Facebook owner Meta fined AUD 2 billion for Mishandling User Information

Penalty from Ireland’s privacy regulator is a record for breach of EU data protection regulation.
26 May 2023
Image by CyberBeat

Facebook's owner Meta has been fined a colossal AUD 2 billion by Ireland's privacy regulator for a breach in EU data protection regulation. 

The Data Protection Commission (DPC) stated that Meta violated General Data Protection Regulation (GDPR), by transferring EU user data to the US without proper precautions in place, despite a European court of justice ruling in 2020. 

This decision requires the same level of protection as GDPR has when data leaves the EU for a destination outside of it.
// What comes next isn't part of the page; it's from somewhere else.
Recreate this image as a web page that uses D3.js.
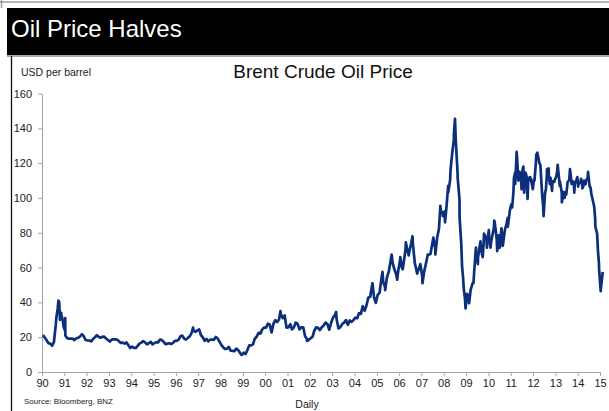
<!DOCTYPE html>
<html>
<head>
<meta charset="utf-8">
<script src="https://cdn.jsdelivr.net/npm/d3@7"></script>
<style>
  body { margin: 0; background: #fff; }
  text { font-family: "Liberation Sans", Arial, sans-serif; }
  .axis path, .axis line { stroke: #a6a6a6; }
  .axis text { fill: #222; font-size: 11px; }
</style>
</head>
<body>
<script>
// Brent, USD per barrel (monthly level, 1990 - Feb 2015)
const years = [1990, 1991, 1992, 1993, 1994, 1995, 1996, 1997, 1998, 1999, 2000, 2001, 2002,
  2003, 2004, 2005, 2006, 2007, 2008, 2009, 2010, 2011, 2012, 2013, 2014, 2015];
const monthly = [
  [21.2, 19.8, 18.4, 16.6, 16.3, 15.1, 17.2, 27.2, 36.5, 36.0, 32.9, 28.0],
  [23.6, 19.5, 19.1, 19.2, 19.2, 18.3, 19.4, 19.6, 20.4, 21.7, 20.6, 18.4],
  [18.2, 18.1, 17.6, 18.9, 19.9, 21.1, 20.2, 19.7, 20.2, 20.3, 19.3, 18.4],
  [17.5, 18.6, 18.8, 18.7, 18.6, 17.6, 16.7, 16.9, 16.3, 17.0, 15.4, 13.8],
  [14.6, 13.9, 13.8, 15.0, 16.3, 16.9, 17.7, 17.0, 15.9, 16.5, 17.3, 15.9],
  [16.6, 17.2, 17.0, 18.6, 18.4, 17.3, 16.0, 16.3, 16.5, 16.1, 16.7, 17.9],
  [17.9, 18.6, 20.5, 20.9, 19.2, 18.6, 19.6, 20.5, 22.5, 24.0, 23.0, 23.9],
  [24.5, 21.1, 20.0, 17.9, 19.0, 17.6, 18.6, 18.6, 18.6, 20.1, 19.2, 17.4],
  [15.4, 14.1, 13.2, 13.4, 14.4, 12.2, 12.1, 12.0, 13.4, 12.6, 11.0, 9.8],
  [11.1, 10.3, 12.5, 15.3, 15.3, 15.9, 19.1, 20.3, 22.5, 22.0, 24.6, 25.5],
  [25.5, 27.8, 27.3, 22.7, 27.6, 29.8, 28.7, 30.2, 33.1, 30.9, 32.5, 25.5],
  [25.6, 27.5, 24.5, 25.7, 28.4, 27.7, 24.5, 25.7, 25.7, 20.5, 18.9, 18.5],
  [19.4, 20.3, 23.7, 25.7, 25.4, 24.1, 25.7, 26.7, 28.4, 27.5, 24.3, 28.3],
  [31.2, 32.8, 30.3, 25.0, 25.8, 27.6, 28.4, 29.8, 27.1, 29.6, 28.8, 29.8],
  [31.2, 30.9, 33.8, 33.4, 37.8, 35.2, 38.2, 42.7, 43.2, 49.8, 43.1, 39.7],
  [44.3, 45.5, 53.1, 51.9, 48.7, 54.3, 57.5, 63.9, 63.0, 59.0, 56.0, 57.6],
  [63.9, 60.0, 62.3, 70.4, 70.0, 68.9, 73.7, 73.2, 62.5, 58.0, 58.8, 62.0],
  [54.5, 57.8, 62.1, 67.5, 67.5, 71.3, 77.2, 70.8, 77.1, 82.3, 92.5, 91.5],
  [92.2, 94.9, 103.3, 110.4, 124.6, 133.5, 133.9, 113.9, 99.1, 72.8, 53.2, 41.6],
  [44.9, 43.2, 47.0, 50.8, 58.6, 69.3, 65.8, 73.1, 68.2, 73.9, 77.5, 75.2],
  [77.0, 74.8, 79.9, 85.7, 77.0, 75.7, 75.6, 77.1, 78.2, 83.5, 86.1, 92.0],
  [96.5, 103.7, 114.6, 123.3, 114.5, 113.9, 116.5, 110.4, 112.8, 109.6, 110.5, 107.9],
  [110.7, 119.3, 125.5, 119.8, 110.3, 95.2, 102.6, 113.2, 113.0, 111.5, 109.5, 109.2],
  [112.3, 116.1, 109.5, 103.3, 103.3, 103.3, 107.4, 110.3, 111.2, 109.5, 108.1, 110.8],
  [108.1, 108.9, 107.5, 107.8, 109.5, 111.8, 106.8, 101.6, 97.1, 87.4, 79.4, 62.3],
  [47.8, 57.5]
];
// daily highs / lows that stick out of the monthly level
const dailyDates = [
  "1990-08-23", "1990-09-27", "1990-10-10", "1990-10-22", "1990-11-12", "1990-12-20", "1991-01-16", "1991-01-18",
  "1996-10-08", "1998-12-10", "2000-09-07", "2001-11-15", "2003-03-07", "2004-10-22",
  "2005-04-04", "2005-05-18", "2005-09-01", "2005-11-30",
  "2006-01-20", "2006-02-28", "2006-04-21", "2006-06-07", "2006-08-08", "2006-10-23",
  "2007-01-18", "2007-05-31", "2007-08-16", "2007-11-07", "2007-12-19",
  "2008-01-22", "2008-03-14", "2008-04-21", "2008-06-16", "2008-07-03", "2008-08-15",
  "2008-09-16", "2008-10-27", "2008-11-20", "2008-12-23",
  "2009-02-18", "2009-03-03", "2009-04-01", "2009-05-01", "2009-06-11", "2009-07-13",
  "2009-08-24", "2009-09-30", "2009-10-21", "2009-11-30", "2009-12-08",
  "2010-01-08", "2010-02-05", "2010-03-31", "2010-04-06", "2010-05-25", "2010-06-21",
  "2010-07-06", "2010-08-03", "2010-08-24", "2010-09-30", "2010-10-12", "2010-11-12",
  "2010-11-16", "2010-12-28",
  "2011-01-25", "2011-02-23", "2011-03-16", "2011-04-08", "2011-05-06", "2011-05-27",
  "2011-06-27", "2011-07-27", "2011-08-08", "2011-08-31", "2011-10-04", "2011-10-25",
  "2011-11-16", "2011-12-29",
  "2012-01-25", "2012-02-24", "2012-03-13", "2012-04-30", "2012-05-31", "2012-06-22",
  "2012-07-30", "2012-08-16", "2012-09-14", "2012-10-03", "2012-11-07", "2012-12-18",
  "2013-01-30", "2013-02-08", "2013-03-14", "2013-04-17", "2013-05-31", "2013-06-28",
  "2013-07-19", "2013-08-28", "2013-09-23", "2013-10-31", "2013-11-06", "2013-12-26",
  "2014-01-09", "2014-02-25", "2014-03-20", "2014-04-15", "2014-05-12", "2014-06-19",
  "2014-07-30", "2014-08-18", "2014-09-30", "2014-10-16", "2014-11-28", "2014-12-16",
  "2015-01-13"];
const dailyValues = [
  31, 41, 40, 30, 34, 26, 31, 21,
  25.5, 9.8, 35, 17.8, 34.5, 51,
  57.5, 47, 67.5, 53,
  66, 59, 74.5, 67, 78, 56.5,
  51, 68, 67.5, 95.5, 89.5,
  86, 107, 116, 137, 145.5, 112,
  89, 60.5, 49, 36.5,
  39.5, 43, 49, 51, 71.5, 62,
  75, 66, 79.5, 76, 71.5,
  81.5, 71.5, 82.5, 87, 69.5, 78.5,
  71.5, 82.5, 72.5, 82, 83.5, 88.5,
  83.5, 94.5,
  94.5, 111.5, 108, 126.5, 110, 115,
  105, 118, 103, 114.5, 99.5, 111.5,
  112, 105,
  110, 125, 126, 119, 101, 89.5,
  105, 116.5, 117, 108, 104, 110,
  115, 119, 107, 97.5, 100, 102,
  109, 116.5, 108, 108.5, 103, 112,
  106.5, 111, 105.5, 110, 108, 115,
  106, 101.5, 94.5, 83.8, 70, 59.5,
  46.5];
const yTicks = [0, 20, 40, 60, 80, 100, 120, 140, 160];

const W = 609, H = 411;
const svg = d3.select("body").append("svg").attr("width", W).attr("height", H);

// slide frame + header bar
svg.append("line").attr("x1", 0).attr("x2", W).attr("y1", 2).attr("y2", 2)
  .attr("stroke", "#9a9a9a").attr("stroke-width", 1.5);
svg.append("line").attr("x1", 1.5).attr("x2", 1.5).attr("y1", 0).attr("y2", 8)
  .attr("stroke", "#9a9a9a").attr("stroke-width", 1.5);
svg.append("rect").attr("x", 7).attr("y", 8).attr("width", W - 7).attr("height", 47).attr("fill", "#000");
svg.append("line").attr("x1", 7).attr("x2", W).attr("y1", 56).attr("y2", 56)
  .attr("stroke", "#8c8c8c").attr("stroke-width", 1.5);
svg.append("line").attr("x1", 11.5).attr("x2", 11.5).attr("y1", 56).attr("y2", H)
  .attr("stroke", "#111").attr("stroke-width", 1.3);
svg.append("text").attr("x", 11).attr("y", 37).attr("fill", "#fff")
  .style("font-size", "24px").text("Oil Price Halves");

// chart texts
svg.append("text").attr("x", 323).attr("y", 78).attr("text-anchor", "middle")
  .style("font-size", "19px").attr("fill", "#111").text("Brent Crude Oil Price");
svg.append("text").attr("x", 21).attr("y", 76).style("font-size", "10.5px")
  .attr("fill", "#222").text("USD per barrel");
svg.append("text").attr("x", 24).attr("y", 404).style("font-size", "8px")
  .attr("fill", "#222").text("Source: Bloomberg, BNZ");
svg.append("text").attr("x", 307).attr("y", 408).attr("text-anchor", "middle")
  .style("font-size", "10.5px").attr("fill", "#222").text("Daily");

// data
const parse = d3.timeParse("%Y-%m-%d");
const points = [];
monthly.forEach((vals, i) => {
  vals.forEach((v, m) => points.push({date: new Date(years[i], m, 15), value: v}));
});
dailyDates.forEach((d, i) => points.push({date: parse(d), value: dailyValues[i]}));
points.sort((a, b) => a.date - b.date);

const x = d3.scaleTime().domain([new Date(1990, 0, 1), new Date(2015, 0, 1)]).range([42, 600]);
const y = d3.scaleLinear().domain([0, 160]).range([372, 93.5]);

const xAxis = d3.axisBottom(x).ticks(d3.timeYear.every(1))
  .tickFormat(d3.timeFormat("%y")).tickSize(4).tickSizeOuter(0).tickPadding(3);
const yAxis = d3.axisLeft(y).tickValues(yTicks).tickSize(4).tickSizeOuter(0).tickPadding(6);

svg.append("g").attr("class", "x axis").attr("transform", "translate(0,372)").call(xAxis);
svg.append("g").attr("class", "y axis").attr("transform", "translate(42,0)").call(yAxis);

const line = d3.line().x(d => x(d.date)).y(d => y(d.value));
svg.append("path").datum(points).attr("d", line)
  .attr("fill", "none").attr("stroke", "#0b2f7a").attr("stroke-width", 2.7)
  .attr("stroke-linejoin", "round");
</script>
</body>
</html>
The DPC reprimanded Facebook for not addressing the risks to the data subjects' fundamental rights and freedoms. 

This legal cahllenge, made by Max Schrems, an Austrian privacy campaigner, arose as a result of concerns stemming from the Edward Snowden revelations that European user data is inadequately protected from US intelligence agencies when transferred across the Atlantic. 

Meta has been given five months to suspend Facebook data transfers, and six months to cease the unlawful processing and storage of personal EU data already transferred across the Atlantic.  

Meta has appealed the decision and seeks a stay on the data transfer order.